**INSTRUCTIONS TO FOLLOW**. Retype, please, the listing from its opening line through the line that contains "Chart.register(...registerables);", both included, without the pictures.

**DATA SEGMENT**.

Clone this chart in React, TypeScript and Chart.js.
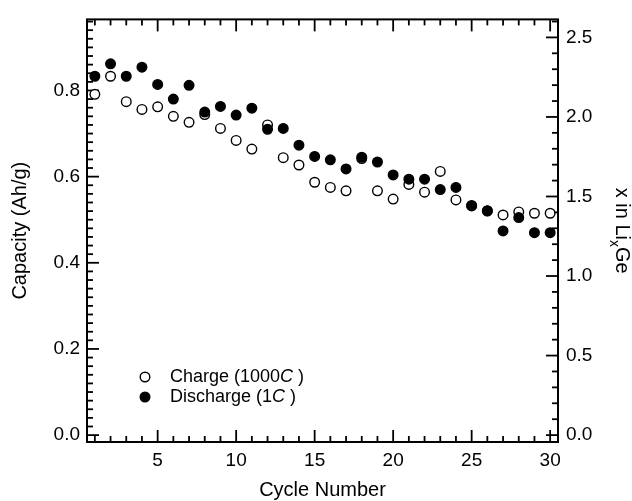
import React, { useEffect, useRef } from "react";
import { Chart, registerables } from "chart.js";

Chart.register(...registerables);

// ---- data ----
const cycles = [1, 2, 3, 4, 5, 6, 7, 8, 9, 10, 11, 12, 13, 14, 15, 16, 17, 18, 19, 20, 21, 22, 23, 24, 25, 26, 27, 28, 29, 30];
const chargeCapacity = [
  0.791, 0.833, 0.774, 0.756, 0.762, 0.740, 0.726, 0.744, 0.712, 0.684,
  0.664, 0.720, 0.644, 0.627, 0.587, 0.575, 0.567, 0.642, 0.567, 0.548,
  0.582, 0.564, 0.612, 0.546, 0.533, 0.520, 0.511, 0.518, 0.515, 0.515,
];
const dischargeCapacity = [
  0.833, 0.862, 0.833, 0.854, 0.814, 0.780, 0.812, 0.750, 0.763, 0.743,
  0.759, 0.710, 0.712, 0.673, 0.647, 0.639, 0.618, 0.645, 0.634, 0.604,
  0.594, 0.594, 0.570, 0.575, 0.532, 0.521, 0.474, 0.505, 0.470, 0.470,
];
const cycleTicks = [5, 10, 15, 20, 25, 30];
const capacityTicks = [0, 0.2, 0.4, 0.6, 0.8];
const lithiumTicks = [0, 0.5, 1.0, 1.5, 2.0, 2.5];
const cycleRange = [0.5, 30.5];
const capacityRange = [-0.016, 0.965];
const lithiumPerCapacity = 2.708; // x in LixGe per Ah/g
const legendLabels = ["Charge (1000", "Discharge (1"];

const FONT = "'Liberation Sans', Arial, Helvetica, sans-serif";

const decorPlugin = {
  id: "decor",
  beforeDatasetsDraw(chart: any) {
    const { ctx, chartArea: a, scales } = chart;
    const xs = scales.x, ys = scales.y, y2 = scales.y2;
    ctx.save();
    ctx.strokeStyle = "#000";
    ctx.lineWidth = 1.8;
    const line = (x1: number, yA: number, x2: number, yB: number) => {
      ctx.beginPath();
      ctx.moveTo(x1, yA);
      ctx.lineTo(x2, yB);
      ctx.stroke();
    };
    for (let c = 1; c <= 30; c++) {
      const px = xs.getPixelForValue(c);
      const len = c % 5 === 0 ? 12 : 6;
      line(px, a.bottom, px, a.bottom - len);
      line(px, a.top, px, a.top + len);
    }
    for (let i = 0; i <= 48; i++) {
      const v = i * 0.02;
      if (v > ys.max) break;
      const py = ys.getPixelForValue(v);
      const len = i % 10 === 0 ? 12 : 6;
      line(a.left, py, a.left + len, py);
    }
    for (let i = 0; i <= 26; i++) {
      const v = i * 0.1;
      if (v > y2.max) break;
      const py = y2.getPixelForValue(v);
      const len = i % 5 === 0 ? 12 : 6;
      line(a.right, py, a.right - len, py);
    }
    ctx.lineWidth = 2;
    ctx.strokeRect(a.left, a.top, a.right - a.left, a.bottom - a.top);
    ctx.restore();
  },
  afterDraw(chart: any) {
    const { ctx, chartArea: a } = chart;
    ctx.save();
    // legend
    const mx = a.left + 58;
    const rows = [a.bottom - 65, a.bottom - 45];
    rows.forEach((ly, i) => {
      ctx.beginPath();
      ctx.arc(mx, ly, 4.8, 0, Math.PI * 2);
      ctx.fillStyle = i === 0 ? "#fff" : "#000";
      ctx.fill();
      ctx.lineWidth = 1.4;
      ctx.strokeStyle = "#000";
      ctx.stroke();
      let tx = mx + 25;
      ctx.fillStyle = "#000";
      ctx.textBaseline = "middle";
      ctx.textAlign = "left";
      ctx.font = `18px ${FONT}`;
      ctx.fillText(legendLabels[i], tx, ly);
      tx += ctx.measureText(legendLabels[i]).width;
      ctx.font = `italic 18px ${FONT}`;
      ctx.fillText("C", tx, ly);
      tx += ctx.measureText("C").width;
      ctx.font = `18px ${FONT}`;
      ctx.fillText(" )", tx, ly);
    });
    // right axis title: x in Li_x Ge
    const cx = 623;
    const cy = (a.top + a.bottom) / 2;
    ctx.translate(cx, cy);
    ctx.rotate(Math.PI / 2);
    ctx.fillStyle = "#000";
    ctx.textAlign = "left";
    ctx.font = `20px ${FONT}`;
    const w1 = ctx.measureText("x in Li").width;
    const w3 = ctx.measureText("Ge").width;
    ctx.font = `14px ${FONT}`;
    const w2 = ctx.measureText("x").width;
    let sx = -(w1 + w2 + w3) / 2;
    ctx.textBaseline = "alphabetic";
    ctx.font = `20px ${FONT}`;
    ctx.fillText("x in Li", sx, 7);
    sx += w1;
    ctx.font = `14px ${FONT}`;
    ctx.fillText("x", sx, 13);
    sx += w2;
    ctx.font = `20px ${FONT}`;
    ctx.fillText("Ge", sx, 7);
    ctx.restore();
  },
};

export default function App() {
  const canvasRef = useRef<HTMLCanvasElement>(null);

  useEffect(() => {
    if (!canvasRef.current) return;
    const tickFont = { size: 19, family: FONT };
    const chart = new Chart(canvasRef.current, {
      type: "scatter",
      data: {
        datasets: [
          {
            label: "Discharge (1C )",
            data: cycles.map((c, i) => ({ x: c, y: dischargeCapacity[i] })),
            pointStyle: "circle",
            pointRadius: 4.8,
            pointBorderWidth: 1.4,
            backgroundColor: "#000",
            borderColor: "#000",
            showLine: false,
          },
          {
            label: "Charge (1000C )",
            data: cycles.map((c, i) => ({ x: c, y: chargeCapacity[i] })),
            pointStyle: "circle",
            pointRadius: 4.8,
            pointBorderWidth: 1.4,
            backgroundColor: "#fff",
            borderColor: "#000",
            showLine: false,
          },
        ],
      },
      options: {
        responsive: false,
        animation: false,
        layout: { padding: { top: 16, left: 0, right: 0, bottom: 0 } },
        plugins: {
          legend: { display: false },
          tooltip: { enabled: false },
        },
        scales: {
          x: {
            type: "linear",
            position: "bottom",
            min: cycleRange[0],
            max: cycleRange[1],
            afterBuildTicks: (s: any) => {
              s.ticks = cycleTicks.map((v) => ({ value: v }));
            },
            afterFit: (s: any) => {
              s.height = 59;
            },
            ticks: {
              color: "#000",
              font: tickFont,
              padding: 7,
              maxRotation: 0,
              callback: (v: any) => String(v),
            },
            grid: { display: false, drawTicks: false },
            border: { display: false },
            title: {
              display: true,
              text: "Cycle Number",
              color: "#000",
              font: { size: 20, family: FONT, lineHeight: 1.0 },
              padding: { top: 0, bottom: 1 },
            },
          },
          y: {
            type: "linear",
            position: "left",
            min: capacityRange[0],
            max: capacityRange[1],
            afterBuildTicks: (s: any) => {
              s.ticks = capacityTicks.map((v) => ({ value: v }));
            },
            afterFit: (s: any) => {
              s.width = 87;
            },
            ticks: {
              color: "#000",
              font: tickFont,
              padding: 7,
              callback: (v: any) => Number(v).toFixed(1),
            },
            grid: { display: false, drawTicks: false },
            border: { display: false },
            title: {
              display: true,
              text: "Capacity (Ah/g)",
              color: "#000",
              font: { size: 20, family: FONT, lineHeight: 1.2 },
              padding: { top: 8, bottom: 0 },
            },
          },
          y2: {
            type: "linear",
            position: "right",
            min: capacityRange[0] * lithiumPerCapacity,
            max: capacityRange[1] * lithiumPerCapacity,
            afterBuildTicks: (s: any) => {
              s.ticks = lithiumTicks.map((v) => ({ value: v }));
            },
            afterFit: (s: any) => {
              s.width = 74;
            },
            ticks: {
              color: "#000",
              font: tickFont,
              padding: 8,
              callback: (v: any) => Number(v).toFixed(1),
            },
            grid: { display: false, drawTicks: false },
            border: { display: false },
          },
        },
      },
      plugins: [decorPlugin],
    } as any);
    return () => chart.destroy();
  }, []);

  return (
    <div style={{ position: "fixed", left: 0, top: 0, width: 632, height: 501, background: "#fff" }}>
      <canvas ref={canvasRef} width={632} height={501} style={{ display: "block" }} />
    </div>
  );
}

**RESULT OF THE TASK**.
Clone this chart in React, TypeScript and Chart.js.
import React, { useEffect, useRef } from "react";
import { Chart, registerables } from "chart.js";

Chart.register(...registerables);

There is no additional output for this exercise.